Repeat, exactly and only, the lines from the beginning of the data through the line with "(9.6,8.2) rectangle (1568,733.7);". Pictures are left out.

-------- Supplied data

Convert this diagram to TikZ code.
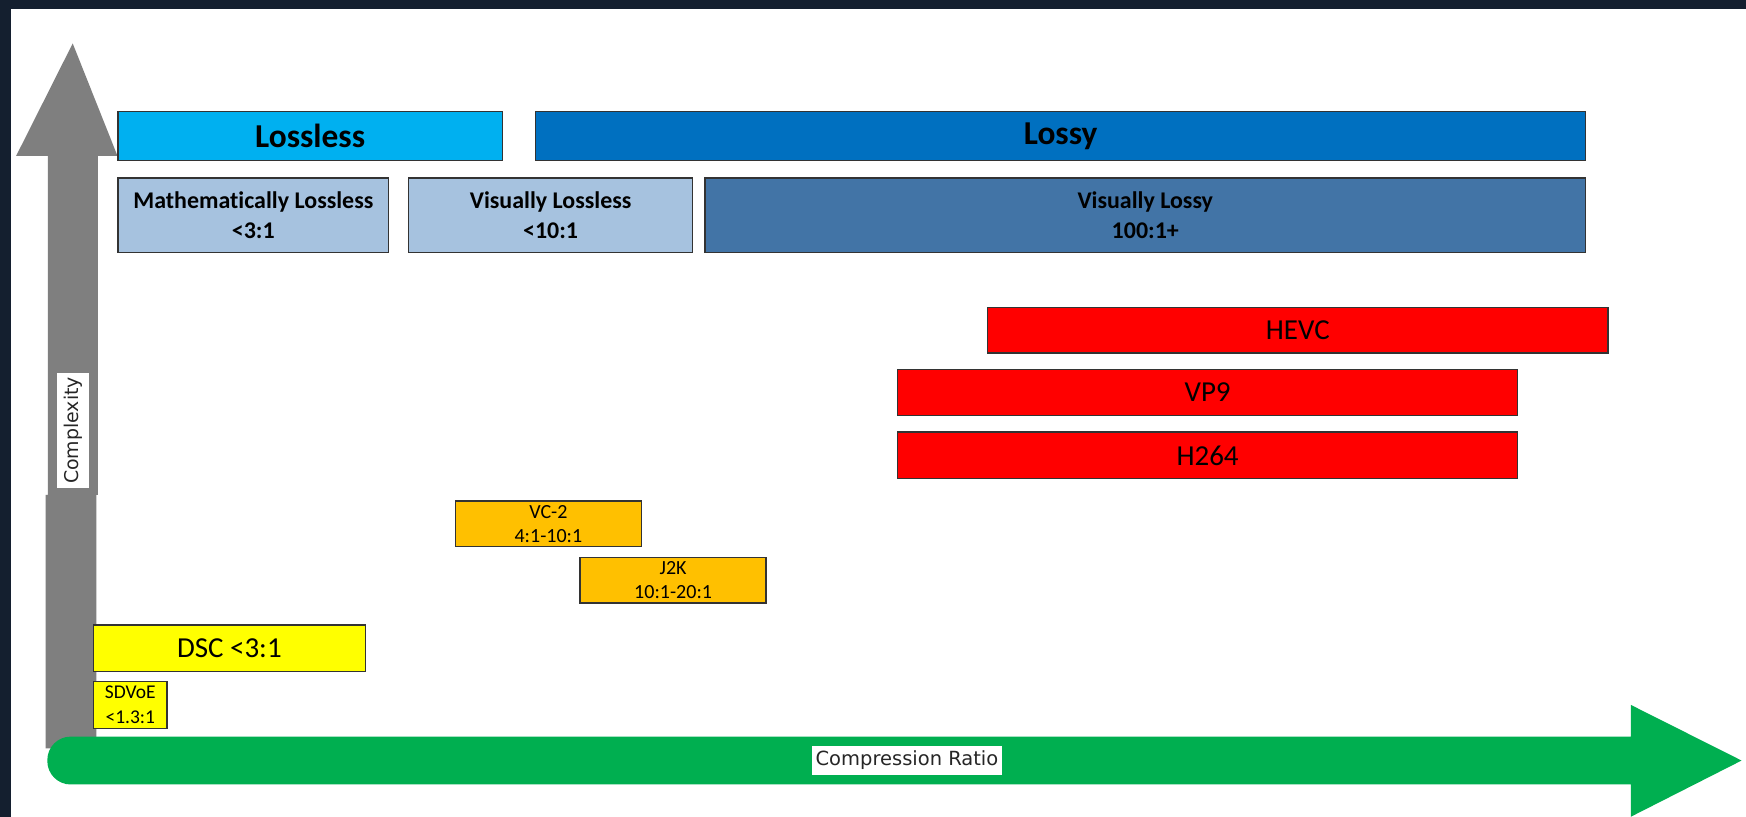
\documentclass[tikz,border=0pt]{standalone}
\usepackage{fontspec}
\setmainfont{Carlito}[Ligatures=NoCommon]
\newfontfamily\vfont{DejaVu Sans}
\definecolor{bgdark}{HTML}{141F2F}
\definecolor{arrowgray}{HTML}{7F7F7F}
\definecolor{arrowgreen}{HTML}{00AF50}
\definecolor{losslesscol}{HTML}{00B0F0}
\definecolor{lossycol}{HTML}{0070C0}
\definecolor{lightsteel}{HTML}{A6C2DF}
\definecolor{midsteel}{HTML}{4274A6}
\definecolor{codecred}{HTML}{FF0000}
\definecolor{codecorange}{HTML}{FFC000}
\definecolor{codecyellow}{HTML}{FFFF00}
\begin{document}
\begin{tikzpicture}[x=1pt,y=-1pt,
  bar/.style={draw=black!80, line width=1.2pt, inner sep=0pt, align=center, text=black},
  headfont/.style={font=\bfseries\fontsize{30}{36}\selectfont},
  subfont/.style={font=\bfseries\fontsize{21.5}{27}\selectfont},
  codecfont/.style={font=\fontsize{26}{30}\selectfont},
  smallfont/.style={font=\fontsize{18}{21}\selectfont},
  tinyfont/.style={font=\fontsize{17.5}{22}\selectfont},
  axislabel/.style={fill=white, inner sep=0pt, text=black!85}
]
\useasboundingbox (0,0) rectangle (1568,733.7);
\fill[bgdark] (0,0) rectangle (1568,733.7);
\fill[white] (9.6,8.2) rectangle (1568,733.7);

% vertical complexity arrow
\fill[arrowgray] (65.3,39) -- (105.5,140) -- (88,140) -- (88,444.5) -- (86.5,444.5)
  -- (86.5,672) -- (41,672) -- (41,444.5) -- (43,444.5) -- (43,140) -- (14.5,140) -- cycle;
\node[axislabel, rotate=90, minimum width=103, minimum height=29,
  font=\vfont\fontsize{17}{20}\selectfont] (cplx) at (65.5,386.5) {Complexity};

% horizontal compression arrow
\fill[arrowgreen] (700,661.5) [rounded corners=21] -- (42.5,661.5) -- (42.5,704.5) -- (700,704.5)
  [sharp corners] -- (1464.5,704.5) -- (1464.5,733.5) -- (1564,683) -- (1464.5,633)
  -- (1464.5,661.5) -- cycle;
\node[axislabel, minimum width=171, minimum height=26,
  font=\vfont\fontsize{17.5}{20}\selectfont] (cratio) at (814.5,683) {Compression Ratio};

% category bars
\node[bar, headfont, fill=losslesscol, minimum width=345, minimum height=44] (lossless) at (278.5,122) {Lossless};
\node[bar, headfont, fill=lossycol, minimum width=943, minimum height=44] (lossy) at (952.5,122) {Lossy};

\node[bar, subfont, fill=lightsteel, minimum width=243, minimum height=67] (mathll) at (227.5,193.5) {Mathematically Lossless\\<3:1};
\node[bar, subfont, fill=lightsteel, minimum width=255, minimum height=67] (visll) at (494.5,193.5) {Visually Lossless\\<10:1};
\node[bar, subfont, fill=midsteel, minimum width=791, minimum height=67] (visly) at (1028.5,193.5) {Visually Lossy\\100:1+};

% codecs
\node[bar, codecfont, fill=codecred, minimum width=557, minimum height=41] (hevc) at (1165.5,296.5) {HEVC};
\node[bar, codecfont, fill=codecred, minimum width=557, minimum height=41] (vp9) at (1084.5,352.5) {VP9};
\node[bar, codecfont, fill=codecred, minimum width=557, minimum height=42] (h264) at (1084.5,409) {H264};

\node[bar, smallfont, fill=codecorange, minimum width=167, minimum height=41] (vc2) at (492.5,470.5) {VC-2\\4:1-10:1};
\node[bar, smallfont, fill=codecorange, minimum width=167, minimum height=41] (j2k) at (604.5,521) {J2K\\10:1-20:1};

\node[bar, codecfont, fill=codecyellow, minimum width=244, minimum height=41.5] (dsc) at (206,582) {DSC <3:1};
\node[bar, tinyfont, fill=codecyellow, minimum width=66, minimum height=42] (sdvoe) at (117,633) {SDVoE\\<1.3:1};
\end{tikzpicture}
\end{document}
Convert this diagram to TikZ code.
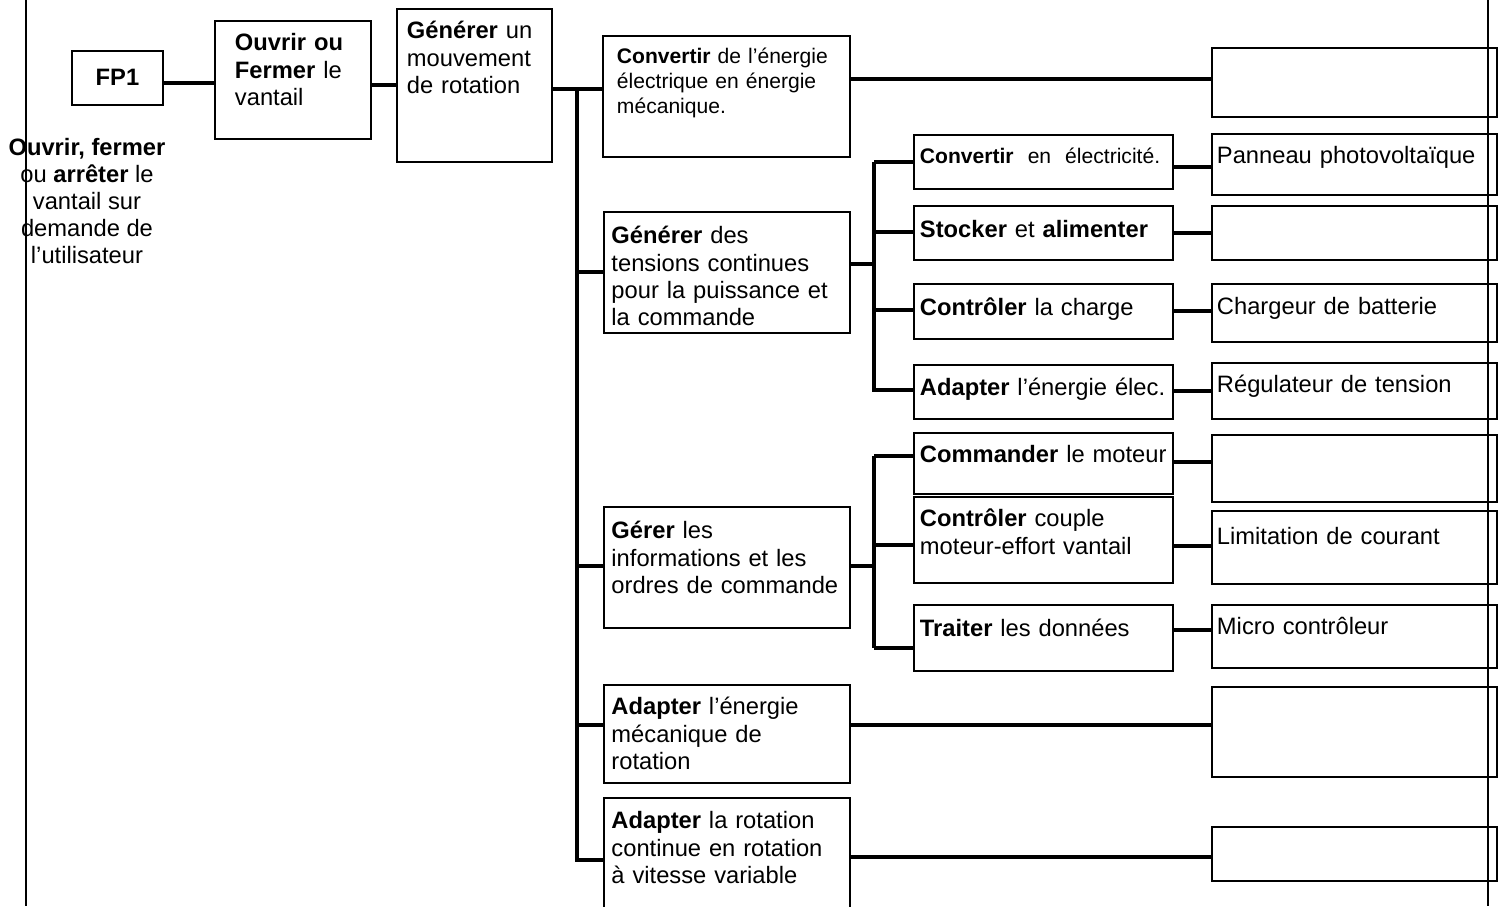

----------------

▶ _Exercise answer_:
Convert this diagram to TikZ code.
\documentclass[tikz,border=0pt]{standalone}
\usepackage{fontspec}
\setmainfont{Carlito}[Ligatures=NoCommon]
\newfontfamily\vfont{DejaVu Sans}
\definecolor{bgdark}{HTML}{141F2F}
\definecolor{arrowgray}{HTML}{7F7F7F}
\definecolor{arrowgreen}{HTML}{00AF50}
\definecolor{losslesscol}{HTML}{00B0F0}
\definecolor{lossycol}{HTML}{0070C0}
\definecolor{lightsteel}{HTML}{A6C2DF}
\definecolor{midsteel}{HTML}{4274A6}
\definecolor{codecred}{HTML}{FF0000}
\definecolor{codecorange}{HTML}{FFC000}
\definecolor{codecyellow}{HTML}{FFFF00}
\begin{document}
\begin{tikzpicture}[x=1pt,y=-1pt,
  bar/.style={draw=black!80, line width=1.2pt, inner sep=0pt, align=center, text=black},
  headfont/.style={font=\bfseries\fontsize{30}{36}\selectfont},
  subfont/.style={font=\bfseries\fontsize{21.5}{27}\selectfont},
  codecfont/.style={font=\fontsize{26}{30}\selectfont},
  smallfont/.style={font=\fontsize{18}{21}\selectfont},
  tinyfont/.style={font=\fontsize{17.5}{22}\selectfont},
  axislabel/.style={fill=white, inner sep=0pt, text=black!85}
]
\useasboundingbox (0,0) rectangle (1568,733.7);
\fill[bgdark] (0,0) rectangle (1568,733.7);
\fill[white] (9.6,8.2) rectangle (1568,733.7);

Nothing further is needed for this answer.